と、それぞれの利害が見事に一致しているのです。
そりゃ、言うことも聞きたくなるというもの。
すべての伏線がきれいに繋がって、自然にこの作戦が開始される流れは、頭がいいを通り越して、美しさすら感じます。
さらにすごいのは、それぞれの特性を活かした適材適所な作戦配置。
魚探し名人のウミネコは、カツオの群れを見つける偵察隊。
それと一緒に先行するおやぶんは、鳴き声で合図を送る役。
ネコたちは、おやぶんの合図をどこにいても聞き逃さないので、船に乗って漁師への連絡係。
漁師たちは、カツオを獲る実働部隊です。
それぞれのできることを見事に繋げた素晴らしい作戦。
どこか一つでも抜けたら成り立ちません。
そして、なによりものすごく効率的なのがすごい。
この作戦なら、カツオが見つかるまで、船でさまようこともないし、みんなで足並みそろえることもなく、ウミネコの機動力を最大限活かせます。
大人が見ても、ここまで完璧だと思えるプロジェクトは中々見られないでしょう。
この、適材適所で無駄のない、美しいほどに完成された作戦も、この絵本のとても素敵なところです。
物語を盛り上げるリアルで躍動感あふれる絵
さて、そんな物語をよりおもしろいものにしてくれている要素があります。
それが、とてもリアルに描かれた絵。
表紙に描かれている、モフモフで存在感たっぷりのおやぶんの絵からもわかるように、この絵本の絵はとてもリアルです。

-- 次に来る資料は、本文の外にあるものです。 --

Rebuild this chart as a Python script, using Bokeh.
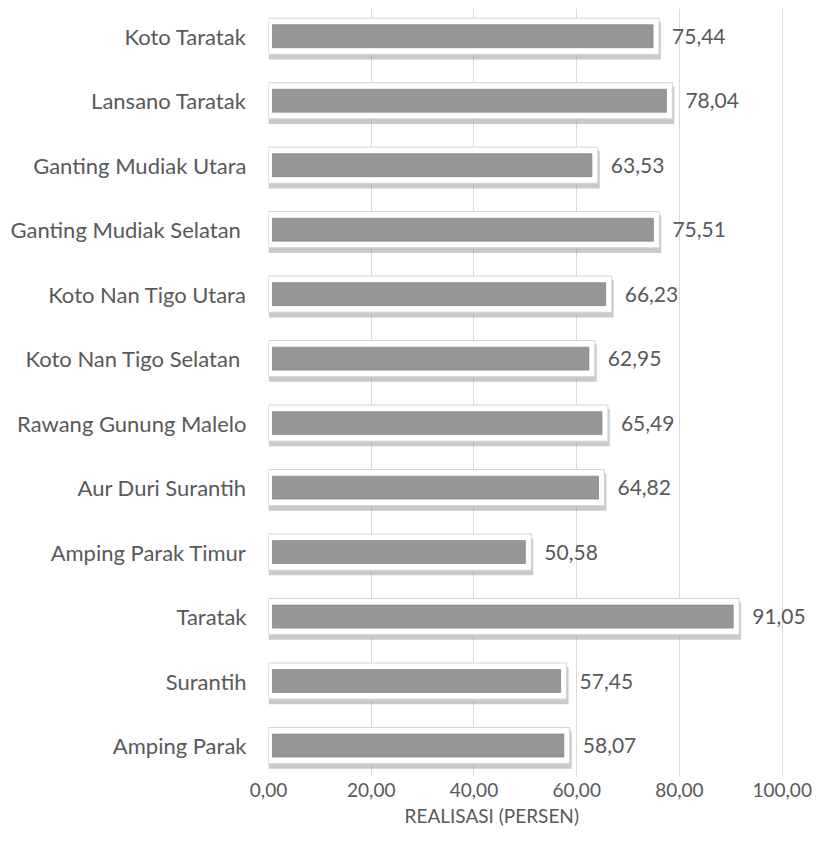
from bokeh.plotting import figure
from bokeh.models import Range1d, FixedTicker, ColumnDataSource, Title
from bokeh.core.properties import value
from bokeh.embed import file_html
from bokeh.resources import INLINE

# Data (top to bottom as shown)
categories = [
    "Koto Taratak", "Lansano Taratak", "Ganting Mudiak Utara", "Ganting Mudiak Selatan ",
    "Koto Nan Tigo Utara", "Koto Nan Tigo Selatan ", "Rawang Gunung Malelo",
    "Aur Duri Surantih", "Amping Parak Timur", "Taratak", "Surantih", "Amping Parak",
]
realisasi = [75.44, 78.04, 63.53, 75.51, 66.23, 62.95, 65.49, 64.82, 50.58, 91.05, 57.45, 58.07]
x_ticks = [0, 20, 40, 60, 80, 100]
x_tick_labels = ["0,00", "20,00", "40,00", "60,00", "80,00", "100,00"]
x_title = "REALISASI (PERSEN)"

n = len(categories)
ypos = [n - 1 - i for i in range(n)]
labels = [f"{v:.2f}".replace(".", ",") for v in realisasi]

FONT = "Lato"
TXT = "#595959"

src = ColumnDataSource(dict(
    y=ypos, v=realisasi, lab=labels,
    zero=[0.0] * n,
    sh_r=[v + 0.95 for v in realisasi],
    sh_t=[y + 0.22 for y in ypos], sh_b=[y - 0.36 for y in ypos],
    fr_r=[v + 0.58 for v in realisasi],
    fr_t=[y + 0.28 for y in ypos], fr_b=[y - 0.28 for y in ypos],
    in_l=[0.78] * n, in_r=[v - 0.58 for v in realisasi],
    in_t=[y + 0.178 for y in ypos], in_b=[y - 0.178 for y in ypos],
))

p = figure(width=812, height=852, output_backend="svg", toolbar_location=None,
           x_range=Range1d(0, 105.9), y_range=Range1d(-0.48, 11.43),
           min_border_left=268, min_border_right=0, min_border_top=8, min_border_bottom=76)
p.outline_line_color = None
p.background_fill_color = "white"

# bars: shadow, white bevel frame, grey inner face
p.quad(left="zero", right="sh_r", top="sh_t", bottom="sh_b", source=src,
       fill_color="#9f9f9f", fill_alpha=0.55, line_color=None)
p.quad(left="zero", right="fr_r", top="fr_t", bottom="fr_b", source=src,
       fill_color="white", line_color="#d4d4d4", line_width=1)
p.quad(left="in_l", right="in_r", top="in_t", bottom="in_b", source=src,
       fill_color="#969696", line_color="#808080", line_width=1, line_alpha=0.7)

p.text(x="v", y="y", text="lab", source=src, x_offset=16, text_align="left",
       text_baseline="middle", text_font=value(FONT), text_font_size="21px", text_color=TXT)

# grid
p.ygrid.grid_line_color = None
p.xgrid.ticker = FixedTicker(ticks=x_ticks)
p.xgrid.grid_line_color = "#d9d9d9"
p.xgrid.grid_line_width = 1

# x axis
p.xaxis.ticker = FixedTicker(ticks=x_ticks)
p.xaxis.major_label_overrides = {t: l for t, l in zip(x_ticks, x_tick_labels)}
p.xaxis.axis_line_color = None
p.xaxis.major_tick_line_color = None
p.xaxis.minor_tick_line_color = None
p.xaxis.major_tick_out = 0
p.xaxis.major_label_text_font = FONT
p.xaxis.major_label_text_font_size = "19px"
p.xaxis.major_label_text_color = TXT
p.xaxis.major_label_standoff = 6

# axis title placed under the axis, shifted to sit centred under 0-100
p.add_layout(Title(text=x_title, align="left", offset=136, standoff=5,
                   text_font=FONT, text_font_size="19px", text_font_style="normal",
                   text_color=TXT), "below")

# y axis
p.yaxis.ticker = FixedTicker(ticks=ypos)
p.yaxis.major_label_overrides = {y: c for y, c in zip(ypos, categories)}
p.yaxis.axis_line_color = None
p.yaxis.major_tick_line_color = None
p.yaxis.minor_tick_line_color = None
p.yaxis.major_tick_out = 0
p.yaxis.major_label_text_font = FONT
p.yaxis.major_label_text_font_size = "22px"
p.yaxis.major_label_text_color = TXT
p.yaxis.major_label_standoff = 22

open("out.html", "w").write(file_html(p, INLINE))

ウミネコも、魚屋さんも、カツオの群れも、どれも本物そっくりです。
特に、ネコたちの毛並みは、触ったら気持ちよさそうなほど。
ネコの目の上から生えている、謎の長い毛まで再現されている徹底っぷりです。
そして、このリアルさが、この物語と相性抜群。
この絵本独自のおもしろさを生み出しています。
まずは、このリアルさから生み出されるシュールなおもしろさ。
めちゃめちゃリアルなのに、泥棒風呂敷を首に巻くおやぶんのデザインや、
すごくリアルな町並みの中で、普通に魚屋さんと話すネコの姿、
まさかのウミネコに紐で吊ってもらい空を飛ぶおやぶん。
などなど、デフォルメされていたら、当たり前に見えそうなことが、絵がリアルなので絶妙にシュールでおもしろいのです
でも、このシュールさが癖になる。
この絵本の大きな魅力だと思います。
また、リアルな絵が生むもう一つのおもしろさが、その躍動感。
おやぶんが全身の毛を逆立たせ、町中に聞こえる声で鳴き声を上げる時や、
海の中を力強く泳ぎ回るカツオの群れ、
カツオ漁の場面など、
どれも、迫力満点で、躍動感がものすごい。
気付けば、自分もこの流れに乗っていて、全身に力が入ってしまっています。
これは、リアルな絵だからこそ感じられたものでしょう。
この、リアルに描き出されている美しく躍動感溢れる絵も、この絵本のおもしろさに欠かせないものだと思います。
二言まとめ
泥棒しないどろぼうねこの、大迫力なカツオ捕獲大作戦がおもしろすぎる。
頼れるおやぶんが、随所で見せるおちゃめさに、ハートを射抜かれてしまう絵本です。